# WHAT IS EXPECTED
Produce an exact transcription of the listing below, omitting the pictures.

# DATASET EXCERPT
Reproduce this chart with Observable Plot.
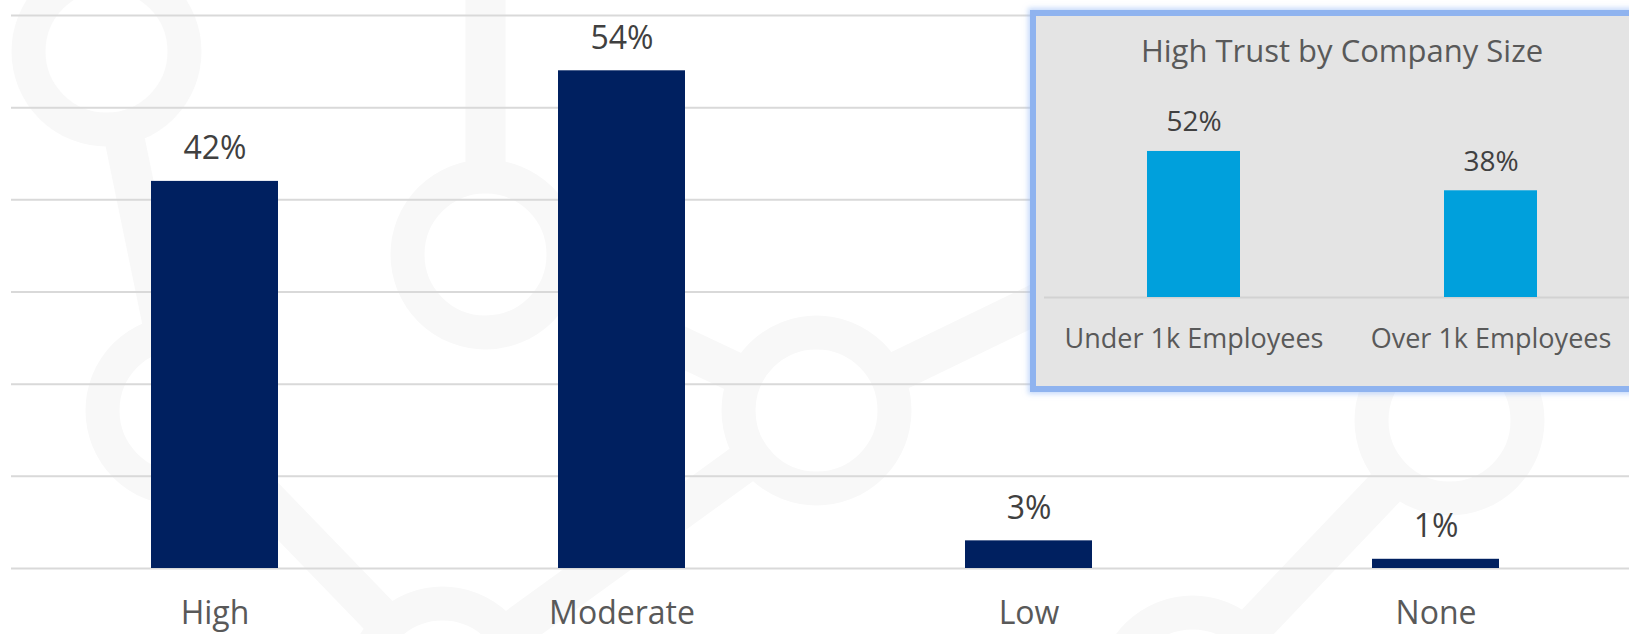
<!DOCTYPE html>
<html>
<head>
<meta charset="utf-8">
<script src="https://cdn.jsdelivr.net/npm/d3@7"></script>
<script src="https://cdn.jsdelivr.net/npm/@observablehq/plot@0.6"></script>
<style>
  html, body { margin: 0; padding: 0; background: #ffffff; overflow: hidden; }
  #stage { position: relative; width: 1629px; height: 634px; overflow: hidden; font-family: "Open Sans", sans-serif; }
  #stage svg { position: absolute; }
  #panel {
    position: absolute; left: 1030px; top: 10px; width: 640px; height: 382px;
    box-sizing: border-box; background: #e4e4e4;
    border: 6px solid #8fb3ef;
    box-shadow: 0 0 5px 2px rgba(150, 185, 245, 0.55);
  }
</style>
</head>
<body>
<div id="stage">
  <div id="backdrop"></div>
  <div id="main"></div>
  <div id="panel"></div>
  <div id="inset"></div>
</div>
<script>
// Overall trust levels
const categories = ["High", "Moderate", "Low", "None"];
const trustShares = [42, 54, 3, 1];
const gridTicks = [0, 10, 20, 30, 40, 50, 60];

// High trust split by company size
const insetTitle = "High Trust by Company Size";
const sizeGroups = ["Under 1k Employees", "Over 1k Employees"];
const highTrustShares = [52, 38];

// Faint network motif behind the chart (node layout in page units)
const motifNodeNames = ["a", "b", "c", "c0", "d", "h", "e", "f", "g"];
const motifNodeX = [106, 180, 485, 485, 816, 1250, 1449, 442, 1192];
const motifNodeY = [51, 410, 254, -140, 410, 200, 420, 681, 690];
const motifLinks = [["a", "b"], ["b", "f"], ["f", "d"], ["c", "d"], ["c", "c0"], ["d", "h"], ["e", "g"]];

const trustRows = categories.map((c, i) => ({category: c, value: trustShares[i]}));
const sizeRows = sizeGroups.map((g, i) => ({group: g, value: highTrustShares[i]}));
const motifNodes = motifNodeNames.map((n, i) => ({name: n, x: motifNodeX[i], y: motifNodeY[i]}));
const nodeByName = new Map(motifNodes.map(n => [n.name, n]));
const motifEdges = motifLinks.map(([s, t]) => ({source: nodeByName.get(s), target: nodeByName.get(t)}));

const pct = d => `${d.value}%`;

// Background motif
const backdrop = Plot.plot({
  width: 1629,
  height: 634,
  margin: 0,
  style: {background: "transparent"},
  x: {domain: [0, 1629], range: [0, 1629], axis: null},
  y: {domain: [0, 634], range: [0, 634], axis: null},
  marks: [
    Plot.link(motifEdges, {
      x1: d => d.source.x, y1: d => d.source.y,
      x2: d => d.target.x, y2: d => d.target.y,
      stroke: "#f8f8f8", strokeWidth: 40
    }),
    Plot.dot(motifNodes, {x: "x", y: "y", r: 78, fill: "#ffffff", stroke: "#f8f8f8", strokeWidth: 34})
  ]
});
backdrop.style.left = "0px";
backdrop.style.top = "0px";
document.getElementById("backdrop").append(backdrop);

const mainChart = Plot.plot({
  width: 1629,
  height: 634,
  marginTop: 15,
  marginBottom: 66,
  marginLeft: 11,
  marginRight: 0,
  style: {fontFamily: "'Open Sans', sans-serif", background: "transparent", overflow: "visible"},
  x: {domain: categories, range: [11, 1639], paddingInner: 0.687, paddingOuter: 0.3435, label: null},
  y: {domain: [0, 60], axis: null},
  marks: [
    Plot.ruleY(gridTicks, {stroke: "#d9d9d9", strokeWidth: 2}),
    Plot.barY(trustRows, {x: "category", y: "value", fill: "#002060"}),
    Plot.text(trustRows, {x: "category", y: "value", text: pct, lineAnchor: "bottom", dy: -22, fontSize: 32, fill: "#404040"}),
    Plot.axisX({tickSize: 0, tickPadding: 33, fontSize: 32, color: "#595959", label: null})
  ]
});
mainChart.style.left = "0px";
mainChart.style.top = "0px";
document.getElementById("main").append(mainChart);

const insetChart = Plot.plot({
  width: 595,
  height: 382,
  marginTop: 118.5,
  marginBottom: 95,
  marginLeft: 0,
  marginRight: 0,
  style: {fontFamily: "'Open Sans', sans-serif", background: "transparent", overflow: "visible"},
  x: {domain: sizeGroups, paddingInner: 0.687, paddingOuter: 0.3435, label: null},
  y: {domain: [0, 60], axis: null},
  marks: [
    Plot.ruleY([0], {stroke: "#d2d2d2", strokeWidth: 2}),
    Plot.barY(sizeRows, {x: "group", y: "value", fill: "#00a0dc"}),
    Plot.text(sizeRows, {x: "group", y: "value", text: pct, lineAnchor: "bottom", dy: -20, fontSize: 28, fill: "#404040"}),
    Plot.text([insetTitle], {frameAnchor: "top", lineAnchor: "bottom", dy: -67, fontSize: 31, fill: "#595959"}),
    Plot.axisX({tickSize: 0, tickPadding: 31, fontSize: 27, color: "#595959", label: null})
  ]
});
insetChart.style.left = "1044px";
insetChart.style.top = "10px";
document.getElementById("inset").append(insetChart);
</script>
</body>
</html>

# EXERCISE OUTPUT
Reproduce this chart with Observable Plot.
<!DOCTYPE html>
<html>
<head>
<meta charset="utf-8">
<script src="https://cdn.jsdelivr.net/npm/d3@7"></script>
<script src="https://cdn.jsdelivr.net/npm/@observablehq/plot@0.6"></script>
<style>
  html, body { margin: 0; padding: 0; background: #ffffff; overflow: hidden; }
  #stage { position: relative; width: 1629px; height: 634px; overflow: hidden; font-family: "Open Sans", sans-serif; }
  #stage svg { position: absolute; }
  #panel {
    position: absolute; left: 1030px; top: 10px; width: 640px; height: 382px;
    box-sizing: border-box; background: #e4e4e4;
    border: 6px solid #8fb3ef;
    box-shadow: 0 0 5px 2px rgba(150, 185, 245, 0.55);
  }
</style>
</head>
<body>
<div id="stage">
  <div id="backdrop"></div>
  <div id="main"></div>
  <div id="panel"></div>
  <div id="inset"></div>
</div>
<script>
// Overall trust levels
const categories = ["High", "Moderate", "Low", "None"];
const trustShares = [42, 54, 3, 1];
const gridTicks = [0, 10, 20, 30, 40, 50, 60];

// High trust split by company size
const insetTitle = "High Trust by Company Size";
const sizeGroups = ["Under 1k Employees", "Over 1k Employees"];
const highTrustShares = [52, 38];

// Faint network motif behind the chart (node layout in page units)
const motifNodeNames = ["a", "b", "c", "c0", "d", "h", "e", "f", "g"];
const motifNodeX = [106, 180, 485, 485, 816, 1250, 1449, 442, 1192];
const motifNodeY = [51, 410, 254, -140, 410, 200, 420, 681, 690];
const motifLinks = [["a", "b"], ["b", "f"], ["f", "d"], ["c", "d"], ["c", "c0"], ["d", "h"], ["e", "g"]];

const trustRows = categories.map((c, i) => ({category: c, value: trustShares[i]}));
const sizeRows = sizeGroups.map((g, i) => ({group: g, value: highTrustShares[i]}));
const motifNodes = motifNodeNames.map((n, i) => ({name: n, x: motifNodeX[i], y: motifNodeY[i]}));
const nodeByName = new Map(motifNodes.map(n => [n.name, n]));
const motifEdges = motifLinks.map(([s, t]) => ({source: nodeByName.get(s), target: nodeByName.get(t)}));

const pct = d => `${d.value}%`;

// Background motif
const backdrop = Plot.plot({
  width: 1629,
  height: 634,
  margin: 0,
  style: {background: "transparent"},
  x: {domain: [0, 1629], range: [0, 1629], axis: null},
  y: {domain: [0, 634], range: [0, 634], axis: null},
  marks: [
    Plot.link(motifEdges, {
      x1: d => d.source.x, y1: d => d.source.y,
      x2: d => d.target.x, y2: d => d.target.y,
      stroke: "#f8f8f8", strokeWidth: 40
    }),
    Plot.dot(motifNodes, {x: "x", y: "y", r: 78, fill: "#ffffff", stroke: "#f8f8f8", strokeWidth: 34})
  ]
});
backdrop.style.left = "0px";
backdrop.style.top = "0px";
document.getElementById("backdrop").append(backdrop);

const mainChart = Plot.plot({
  width: 1629,
  height: 634,
  marginTop: 15,
  marginBottom: 66,
  marginLeft: 11,
  marginRight: 0,
  style: {fontFamily: "'Open Sans', sans-serif", background: "transparent", overflow: "visible"},
  x: {domain: categories, range: [11, 1639], paddingInner: 0.687, paddingOuter: 0.3435, label: null},
  y: {domain: [0, 60], axis: null},
  marks: [
    Plot.ruleY(gridTicks, {stroke: "#d9d9d9", strokeWidth: 2}),
    Plot.barY(trustRows, {x: "category", y: "value", fill: "#002060"}),
    Plot.text(trustRows, {x: "category", y: "value", text: pct, lineAnchor: "bottom", dy: -22, fontSize: 32, fill: "#404040"}),
    Plot.axisX({tickSize: 0, tickPadding: 33, fontSize: 32, color: "#595959", label: null})
  ]
});
mainChart.style.left = "0px";
mainChart.style.top = "0px";
document.getElementById("main").append(mainChart);

const insetChart = Plot.plot({
  width: 595,
  height: 382,
  marginTop: 118.5,
  marginBottom: 95,
  marginLeft: 0,
  marginRight: 0,
  style: {fontFamily: "'Open Sans', sans-serif", background: "transparent", overflow: "visible"},
  x: {domain: sizeGroups, paddingInner: 0.687, paddingOuter: 0.3435, label: null},
  y: {domain: [0, 60], axis: null},
  marks: [
    Plot.ruleY([0], {stroke: "#d2d2d2", strokeWidth: 2}),
    Plot.barY(sizeRows, {x: "group", y: "value", fill: "#00a0dc"}),
    Plot.text(sizeRows, {x: "group", y: "value", text: pct, lineAnchor: "bottom", dy: -20, fontSize: 28, fill: "#404040"}),
    Plot.text([insetTitle], {frameAnchor: "top", lineAnchor: "bottom", dy: -67, fontSize: 31, fill: "#595959"}),
    Plot.axisX({tickSize: 0, tickPadding: 31, fontSize: 27, color: "#595959", label: null})
  ]
});
insetChart.style.left = "1044px";
insetChart.style.top = "10px";
document.getElementById("inset").append(insetChart);
</script>
</body>
</html>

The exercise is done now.